• OBJECTIVE:
Work out how many lines in the entries contain the string "this", and give nothing but that number.

• DATA ROWS:

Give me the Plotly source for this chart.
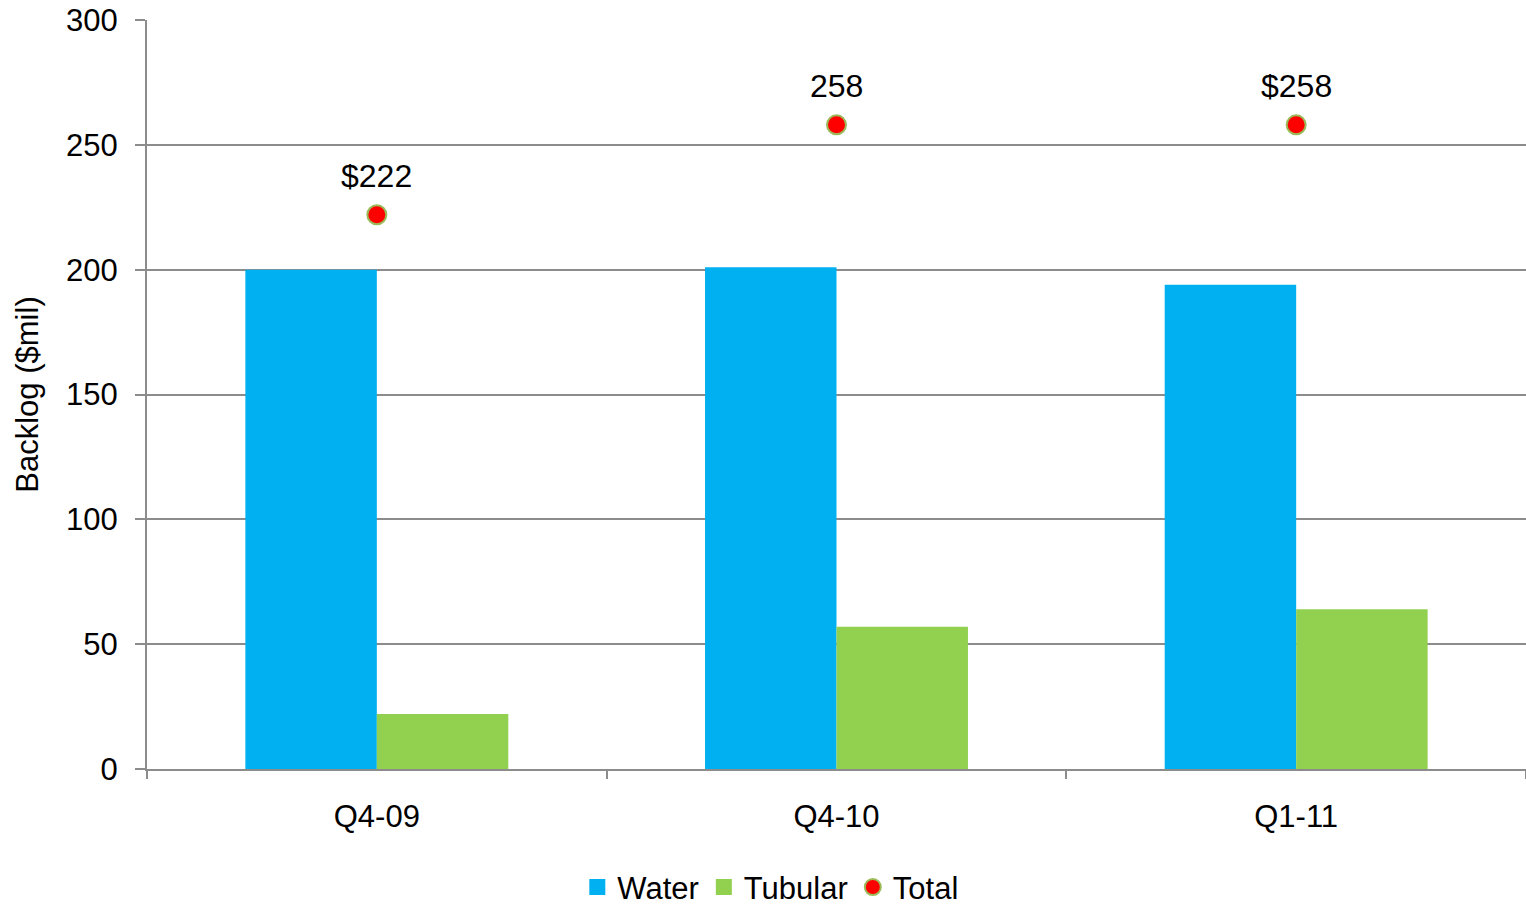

* * *

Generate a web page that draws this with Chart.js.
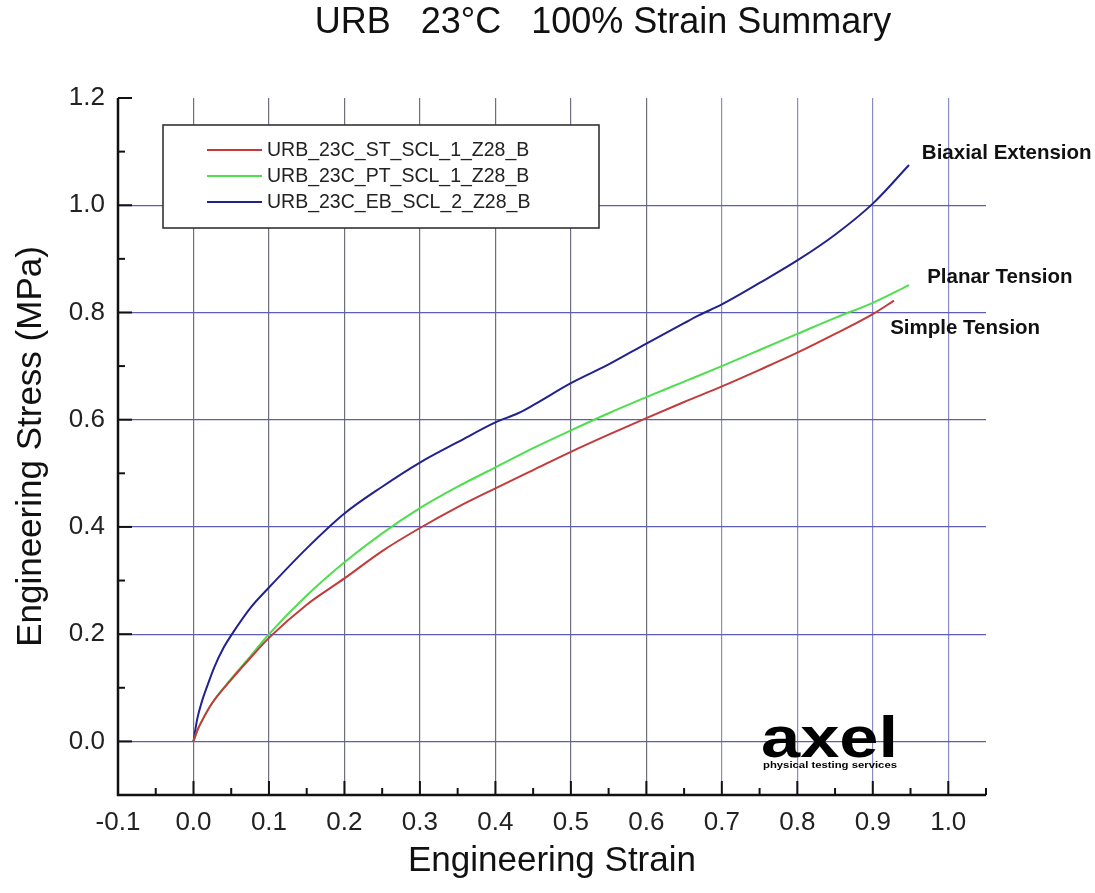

---

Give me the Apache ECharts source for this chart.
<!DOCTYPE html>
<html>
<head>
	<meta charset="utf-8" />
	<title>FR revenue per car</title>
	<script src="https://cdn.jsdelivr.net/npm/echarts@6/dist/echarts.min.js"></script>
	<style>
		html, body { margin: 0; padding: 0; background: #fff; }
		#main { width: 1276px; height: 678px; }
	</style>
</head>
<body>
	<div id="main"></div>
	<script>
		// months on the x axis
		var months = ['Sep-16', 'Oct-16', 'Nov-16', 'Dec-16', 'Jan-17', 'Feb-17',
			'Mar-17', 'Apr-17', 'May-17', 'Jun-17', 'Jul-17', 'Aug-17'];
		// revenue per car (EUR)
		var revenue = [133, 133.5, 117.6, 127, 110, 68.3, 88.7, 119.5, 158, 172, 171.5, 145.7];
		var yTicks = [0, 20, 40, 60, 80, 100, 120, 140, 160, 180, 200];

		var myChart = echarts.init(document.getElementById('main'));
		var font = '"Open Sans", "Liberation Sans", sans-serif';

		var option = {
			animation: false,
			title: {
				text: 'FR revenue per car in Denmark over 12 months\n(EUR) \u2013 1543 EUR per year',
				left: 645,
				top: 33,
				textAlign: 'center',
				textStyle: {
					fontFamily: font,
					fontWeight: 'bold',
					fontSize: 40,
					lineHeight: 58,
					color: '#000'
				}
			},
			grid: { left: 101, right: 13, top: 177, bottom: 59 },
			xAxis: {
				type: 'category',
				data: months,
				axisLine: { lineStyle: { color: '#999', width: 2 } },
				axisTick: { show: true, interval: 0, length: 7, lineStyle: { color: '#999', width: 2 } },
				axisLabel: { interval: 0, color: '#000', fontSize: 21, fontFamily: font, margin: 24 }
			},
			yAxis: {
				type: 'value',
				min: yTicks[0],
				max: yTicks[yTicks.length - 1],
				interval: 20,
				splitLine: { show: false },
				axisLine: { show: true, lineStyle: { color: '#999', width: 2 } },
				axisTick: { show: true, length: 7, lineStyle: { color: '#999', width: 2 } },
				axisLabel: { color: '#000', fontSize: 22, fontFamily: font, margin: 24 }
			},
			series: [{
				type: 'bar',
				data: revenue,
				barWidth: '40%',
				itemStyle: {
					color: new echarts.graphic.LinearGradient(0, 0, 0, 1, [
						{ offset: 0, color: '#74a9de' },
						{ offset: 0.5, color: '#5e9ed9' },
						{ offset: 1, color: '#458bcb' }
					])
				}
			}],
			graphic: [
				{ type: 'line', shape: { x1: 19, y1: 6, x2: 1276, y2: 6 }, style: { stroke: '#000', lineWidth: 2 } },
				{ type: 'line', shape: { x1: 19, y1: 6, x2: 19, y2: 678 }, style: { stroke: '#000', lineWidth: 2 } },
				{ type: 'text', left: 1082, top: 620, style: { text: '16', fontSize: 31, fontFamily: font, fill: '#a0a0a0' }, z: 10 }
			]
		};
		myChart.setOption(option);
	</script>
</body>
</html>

• RESPONSE BELOW:
3